Take the lines of the data below from the very first through the line containing "anchor=west] (ex) at" and output them exactly, pictures excluded.

────────────────

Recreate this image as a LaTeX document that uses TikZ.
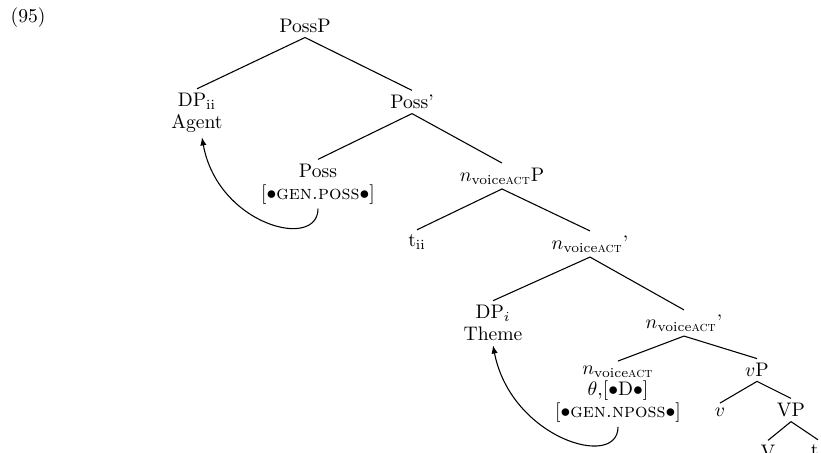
\documentclass[tikz,border=0pt]{standalone}
\usepackage{amsmath}
\usetikzlibrary{arrows.meta}
\newcommand{\nvoice}{$n_{\text{voice\textsc{act}}}$}
\begin{document}
\begin{tikzpicture}[x=0.51pt,y=-0.51pt,
  lbl/.style={inner sep=2.2pt, align=center, font=\fontsize{10pt}{11pt}\selectfont},
  branch/.style={line width=0.55pt},
  move/.style={line width=0.55pt, -{Latex[length=4.2pt,width=3.2pt]}}]
\useasboundingbox (0,0) rectangle (821,453);
\clip (0,0) rectangle (821,453);

% example number
\node[lbl, anchor=west] (ex) at (6,18) {(95)};

% tree nodes
\node[lbl] (possp)   at (305,26)  {PossP};
\node[lbl] (dpii)    at (197,113) {DP$_{\mathrm{ii}}$\\Agent};
\node[lbl] (possbar) at (412,102) {Poss'};
\node[lbl] (poss)    at (318,184) {Poss\\{}[$\bullet$\textsc{gen.poss}$\bullet$]};
\node[lbl] (np)      at (502,176) {\nvoice P};
\node[lbl] (tii)     at (417,242) {t$_{\mathrm{ii}}$};
\node[lbl] (nbarA)   at (590,244) {\nvoice'};
\node[lbl] (dpi)     at (493,323) {DP$_i$\\Theme};
\node[lbl] (nbarB)   at (684,323) {\nvoice'};
\node[lbl] (nhead)   at (618,394) {\nvoice\\$\theta$,[$\bullet$D$\bullet$]\\{}[$\bullet$\textsc{gen.nposs}$\bullet$]};
\node[lbl] (vp)      at (757,370) {$v$P};
\node[lbl] (v)       at (720,412) {$v$};
\node[lbl] (VP)      at (791,410) {VP};
\node[lbl] (V)       at (768,452) {V};
\node[lbl] (ti)      at (818,452) {t$_i$};

% branches
\draw[branch] (possp.south) -- (dpii.north);
\draw[branch] (possp.south) -- (possbar.north);
\draw[branch] (possbar.south) -- (poss.north);
\draw[branch] (possbar.south) -- (np.north);
\draw[branch] (np.south) -- (tii.north);
\draw[branch] (np.south) -- (nbarA.north);
\draw[branch] (nbarA.south) -- (dpi.north);
\draw[branch] (nbarA.south) -- (nbarB.north);
\draw[branch] (nbarB.south) -- (nhead.north);
\draw[branch] (nbarB.south) -- (vp.north);
\draw[branch] (vp.south) -- (v.north);
\draw[branch] (vp.south) -- (VP.north);
\draw[branch] (VP.south) -- (V.north);
\draw[branch] (VP.south) -- (ti.north);

% movement arrows
\draw[move] (poss.south) .. controls +(0,42) and +(16,88) .. ([xshift=2.5pt]dpii.south);
\draw[move] (nhead.south) .. controls +(0,43) and +(18,93) .. (dpi.south);
\end{tikzpicture}
\end{document}
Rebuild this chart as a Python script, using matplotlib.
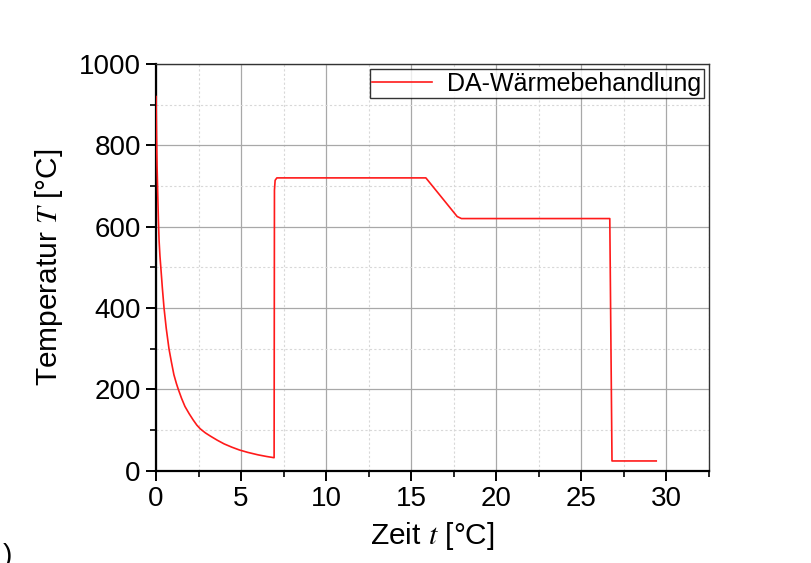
import matplotlib
matplotlib.use("Agg")
import matplotlib.pyplot as plt
from matplotlib.ticker import MultipleLocator

plt.rcParams['font.family'] = ['Liberation Sans', 'DejaVu Sans']
plt.rcParams['mathtext.fontset'] = 'stix'

# Temperature profile of the DA heat treatment
time_min = [0.0, 0.03, 0.06, 0.1, 0.14, 0.18, 0.23, 0.29, 0.37, 0.47, 0.6,
            0.76, 0.9, 1.05, 1.2, 1.31, 1.5, 1.7, 1.95, 2.18, 2.4, 2.6, 2.9,
            3.2, 3.6, 4.0, 4.45, 4.9, 5.4, 6.0, 6.5, 6.94,
            6.96, 7.0, 7.1, 15.86, 17.7, 17.95, 26.67, 26.8, 29.4]
temp_c = [920, 820, 750, 680, 615, 565, 528, 495, 450, 400, 350,
          300, 268, 236, 214, 200, 178, 158, 140, 125, 112, 103, 93,
          85, 75, 66, 58, 51, 45, 39, 35, 32,
          690, 714, 720, 720, 625, 620, 620, 24, 24]

x_ticks = [0, 5, 10, 15, 20, 25, 30]
y_ticks = [0, 200, 400, 600, 800, 1000]
series_label = 'DA-Wärmebehandlung'

fig = plt.figure(figsize=(8.11, 5.63), dpi=100)
ax = fig.add_axes([0.1924, 0.1639, 0.8742 - 0.1924, 0.8863 - 0.1639])

ax.plot(time_min, temp_c, color='#ff1a1a', lw=1.2, label=series_label, zorder=3)

ax.set_xlim(0, 32.5)
ax.set_ylim(0, 1000)
ax.set_xticks(x_ticks)
ax.set_yticks(y_ticks)
ax.xaxis.set_minor_locator(MultipleLocator(2.5))
ax.yaxis.set_minor_locator(MultipleLocator(100))

ax.grid(which='major', color='#a8a8a8', lw=0.9, ls='-')
ax.grid(which='minor', color='#d8d8d8', lw=0.8, ls=(0, (2, 2)))
ax.set_axisbelow(True)

for side in ['left', 'bottom']:
    ax.spines[side].set_linewidth(1.6)
    ax.spines[side].set_color('black')
for side in ['top', 'right']:
    ax.spines[side].set_linewidth(1.0)
    ax.spines[side].set_color('#333333')

ax.tick_params(which='major', direction='out', length=7, width=1.4,
               labelsize=20, top=False, right=False, pad=4)
ax.tick_params(which='minor', direction='out', length=4, width=1.2,
               top=False, right=False)

ax.set_xlabel('Zeit $t$ [°C]', fontsize=21.5, labelpad=6)
ax.set_ylabel('Temperatur $T$ [°C]', fontsize=21.5, labelpad=10)

leg = ax.legend(loc='upper right', fontsize=18, frameon=True, fancybox=False,
                edgecolor='black', handlelength=2.4, borderpad=0.1,
                borderaxespad=0.2, handletextpad=0.6)
leg.get_frame().set_linewidth(1.0)

fig.text(0.004, 1 - 556 / 563, ')', fontsize=20, va='center', ha='left')

fig.savefig('out.png', dpi=100)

────────────────

*Final result*
Recreate this image as a LaTeX document that uses TikZ.
\documentclass[tikz,border=0pt]{standalone}
\usepackage{amsmath}
\usetikzlibrary{arrows.meta}
\newcommand{\nvoice}{$n_{\text{voice\textsc{act}}}$}
\begin{document}
\begin{tikzpicture}[x=0.51pt,y=-0.51pt,
  lbl/.style={inner sep=2.2pt, align=center, font=\fontsize{10pt}{11pt}\selectfont},
  branch/.style={line width=0.55pt},
  move/.style={line width=0.55pt, -{Latex[length=4.2pt,width=3.2pt]}}]
\useasboundingbox (0,0) rectangle (821,453);
\clip (0,0) rectangle (821,453);

% example number
\node[lbl, anchor=west] (ex) at (6,18) {(95)};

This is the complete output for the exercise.